I have a daycare arranged for Katelyn... check, check
But, I still need an exact start date for work -- b/c I am broke (and I am not even exaggerating; I have about $10 in my checking account, a $20 in my wallet and maybe $70 in my savings so about $100 to last for the next month).
And, I really need this house to sell (which would also help the financial situation). I so want to be in my new place for the holidays. Christmas is going to be a little sad this year with just Katelyn and myself. It seems that my future employer decided to take the week off... despite the fact that I told said employer prior to signing the contract that I had my daughter this year and needed the holidays off every other year due to the divorce agreement. At least I could be in my new place with furniture in every room. And sleeping in my new bed, which I have purchased, but have not had delivered yet b/c I don't want to set it up only to move it.
I know there are a lot worse things... but my family is really important to me, and I was hoping to see them for the holidays since I didn't get to see them last year.
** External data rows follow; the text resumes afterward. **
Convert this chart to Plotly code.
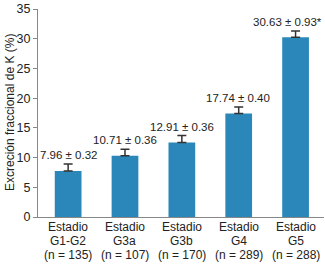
import plotly.graph_objects as go

stage_lines = [["Estadio", "G1-G2", "(n = 135)"], ["Estadio", "G3a", "(n = 107)"],
               ["Estadio", "G3b", "(n = 170)"], ["Estadio", "G4", "(n = 289)"],
               ["Estadio", "G5", "(n = 288)"]]
bar_values = [7.75, 10.3, 12.55, 17.4, 30.25]
error_drawn = [1.15, 1.1, 1.15, 1.1, 1.05]
value_labels = ["7.96 ± 0.32", "10.71 ± 0.36", "12.91 ± 0.36", "17.74 ± 0.40", "30.63 ± 0.93*"]
y_ticks = [0, 5, 10, 15, 20, 25, 30, 35]
y_title = "Excreción fraccional de K (%)"

FONT = "Liberation Sans, Arial, sans-serif"
TXT = "#222222"
label_xshift = [0, 0, 0, -1, -8]

fig = go.Figure()
fig.add_trace(go.Bar(
    x=list(range(len(stage_lines))), y=bar_values,
    marker=dict(color="#2b87ba", line=dict(width=0)),
    width=0.47,
    error_y=dict(type="data", array=error_drawn, arrayminus=[0]*5, symmetric=False,
                 color="#333333", thickness=1.5, width=4.5),
))

for i, (v, e, lab) in enumerate(zip(bar_values, error_drawn, value_labels)):
    fig.add_annotation(x=i, y=v + e, text=lab, showarrow=False, yanchor="bottom",
                       yshift=1, xshift=label_xshift[i],
                       font=dict(family=FONT, size=11.5, color=TXT))

line_shifts = [-10, -24, -38]
for i, lines in enumerate(stage_lines):
    for ln, sh in zip(lines, line_shifts):
        fig.add_annotation(x=i, y=0, text=ln, showarrow=False, yanchor="middle",
                           yshift=sh, font=dict(family=FONT, size=12, color=TXT))

fig.add_annotation(xref="paper", yref="paper", x=0, y=0.5, xshift=-28, text=y_title,
                   textangle=-90, showarrow=False, xanchor="center", yanchor="middle",
                   font=dict(family=FONT, size=12, color=TXT))

fig.update_layout(
    width=325, height=264,
    margin=dict(l=38, r=1, t=9, b=47),
    plot_bgcolor="white", paper_bgcolor="white",
    showlegend=False,
    font=dict(family=FONT, size=12, color=TXT),
    xaxis=dict(range=[-0.53, 4.5], tickmode="array", tickvals=list(range(5)),
               showticklabels=False, automargin=False,
               showline=True, linecolor="#888888", linewidth=1,
               ticks="", showgrid=False, zeroline=False),
    yaxis=dict(range=[0, 35], tickmode="array", tickvals=y_ticks, automargin=False,
               showline=True, linecolor="#888888", linewidth=1,
               ticks="outside", ticklen=4, tickcolor="#888888",
               showgrid=False, zeroline=False,
               tickfont=dict(family=FONT, size=12.5, color=TXT)),
)

fig.write_html("out.html", config={"displayModeBar": False},
               post_script="document.body.style.margin='0';document.body.style.overflow='hidden';")
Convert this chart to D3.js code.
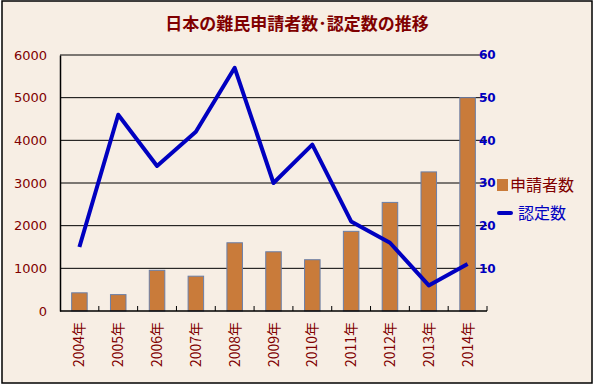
<!DOCTYPE html>
<html>
<head>
<meta charset="utf-8">
<script src="https://cdn.jsdelivr.net/npm/d3@7"></script>
<style>
  body { margin: 0; background: #fff; }
  text { font-family: "Noto Sans CJK JP", "DejaVu Sans", sans-serif; }
</style>
</head>
<body>
<div id="chart"></div>
<script>
// Data
const years = ['2004年', '2005年', '2006年', '2007年', '2008年', '2009年', '2010年', '2011年', '2012年', '2013年', '2014年'];
const applicants = [426, 384, 954, 816, 1599, 1388, 1202, 1867, 2545, 3260, 5000];
const recognized = [15, 46, 34, 42, 57, 30, 39, 21, 16, 6, 11];
const leftTicks = [0, 1000, 2000, 3000, 4000, 5000, 6000];
const rightTicks = [10, 20, 30, 40, 50, 60];

const width = 594;
const height = 385;
const plot = { left: 60, right: 487, top: 55, bottom: 311 };

const svg = d3.select('#chart')
  .append('svg')
  .attr('width', width)
  .attr('height', height);

// Background + frame
svg.append('rect')
  .attr('x', 2).attr('y', 1)
  .attr('width', 590).attr('height', 382)
  .attr('fill', '#f7eee4')
  .attr('stroke', '#000')
  .attr('stroke-width', 1.5);

// Title
svg.append('text')
  .attr('x', 297).attr('y', 30)
  .attr('text-anchor', 'middle')
  .attr('font-size', 17)
  .attr('font-weight', 'bold')
  .attr('fill', '#800000')
  .text('日本の難民申請者数･認定数の推移');

// Scales
const xScale = d3.scaleBand()
  .domain(years)
  .range([plot.left, plot.right])
  .paddingInner(0.6)
  .paddingOuter(0.3);

const yLeft = d3.scaleLinear()
  .domain([0, 6000])
  .range([plot.bottom, plot.top]);

const yRight = d3.scaleLinear()
  .domain([0, 60])
  .range([plot.bottom, plot.top]);

// Gridlines
svg.append('g')
  .selectAll('line')
  .data(leftTicks.filter(d => d > 0))
  .enter()
  .append('line')
  .attr('x1', plot.left).attr('x2', plot.right)
  .attr('y1', d => yLeft(d)).attr('y2', d => yLeft(d))
  .attr('stroke', '#000')
  .attr('stroke-width', 1);

// Bars
svg.append('g')
  .selectAll('rect')
  .data(applicants)
  .enter()
  .append('rect')
  .attr('x', (d, i) => xScale(years[i]))
  .attr('y', d => yLeft(d))
  .attr('width', xScale.bandwidth())
  .attr('height', d => plot.bottom - yLeft(d))
  .attr('fill', '#c97b3a')
  .attr('stroke', '#6a7fa8')
  .attr('stroke-width', 1);

// Left axis
const leftAxis = svg.append('g')
  .attr('transform', `translate(${plot.left},0)`)
  .call(d3.axisLeft(yLeft).tickValues(leftTicks).tickFormat(d3.format('d')).tickSize(0).tickPadding(13));
leftAxis.select('.domain').attr('stroke', '#000').attr('stroke-width', 1.5);
leftAxis.selectAll('text')
  .attr('fill', '#800000')
  .attr('font-size', 13)
  .style('font-family', '"DejaVu Sans", sans-serif');

// Bottom axis with ticks between categories
const step = xScale.step();
const bottom = svg.append('g');
bottom.append('line')
  .attr('x1', plot.left).attr('x2', plot.right)
  .attr('y1', plot.bottom).attr('y2', plot.bottom)
  .attr('stroke', '#000').attr('stroke-width', 1.5);
bottom.selectAll('.tk')
  .data(d3.range(1, years.length + 1))
  .enter()
  .append('line')
  .attr('x1', i => plot.left + i * step)
  .attr('x2', i => plot.left + i * step)
  .attr('y1', plot.bottom).attr('y2', plot.bottom - 5)
  .attr('stroke', '#000');
bottom.selectAll('.lbl')
  .data(years)
  .enter()
  .append('text')
  .attr('transform', d => `translate(${xScale(d) + xScale.bandwidth() / 2 + 5},322) rotate(-90)`)
  .attr('text-anchor', 'end')
  .attr('font-size', 14)
  .attr('fill', '#800000')
  .text(d => d);

// Right axis (labels overlap the plot edge, as in the original)
const rightAxis = svg.append('g')
  .attr('transform', `translate(${plot.right},0)`)
  .call(d3.axisRight(yRight).tickValues(rightTicks).tickSize(0).tickPadding(-8));
rightAxis.select('.domain').remove();
rightAxis.selectAll('text')
  .attr('fill', '#0000c0')
  .attr('font-size', 12)
  .attr('font-weight', 'bold')
  .style('font-family', '"DejaVu Sans", sans-serif');

// Line
svg.append('path')
  .datum(recognized)
  .attr('fill', 'none')
  .attr('stroke', '#0000c0')
  .attr('stroke-width', 4)
  .attr('stroke-linejoin', 'round')
  .attr('d', d3.line()
    .x((d, i) => xScale(years[i]) + xScale.bandwidth() / 2)
    .y(d => yRight(d))
  );

// Legend
const legend = svg.append('g');
legend.append('rect')
  .attr('x', 497).attr('y', 179)
  .attr('width', 11).attr('height', 12)
  .attr('fill', '#c97b3a');
legend.append('text')
  .attr('x', 510).attr('y', 191)
  .attr('font-size', 16)
  .attr('fill', '#800000')
  .text('申請者数');
legend.append('line')
  .attr('x1', 499).attr('x2', 511)
  .attr('y1', 213).attr('y2', 213)
  .attr('stroke', '#0000c0')
  .attr('stroke-width', 4)
  .attr('stroke-linecap', 'round');
legend.append('text')
  .attr('x', 518).attr('y', 219)
  .attr('font-size', 16)
  .attr('fill', '#0000c0')
  .text('認定数');
</script>
</body>
</html>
I am enjoying the time with Katelyn. She is such a precious girl. She is cuddly and sweet, so smart and funny. She brings me so much joy. She has been talking more and more. She is even trying to learn her numbers and colors. She says "red" (and it often means red), she also said "purple" once (appropriately), but not consistent yet. She points out a few letters and says some numbers in order. Yesterday we were at dinner b/c of the rain ("oh no, rain... uh oh" as Katelyn says whenever it rains) and she kept saying "food... eat... food" until the waitress brought her meal out ahead of mine; it was pretty funny. Then we had to run to the car in the rain and despite an umbrella I got soaked. So Katelyn kept saying "mama... wet." She didn't mind the rain too much though b/c it bought her some time playing at the bookstore with the choo choo trains (the Thomas set) while we waited to see if the rain would die down (it never did). My Christmas list just keeps getting longer.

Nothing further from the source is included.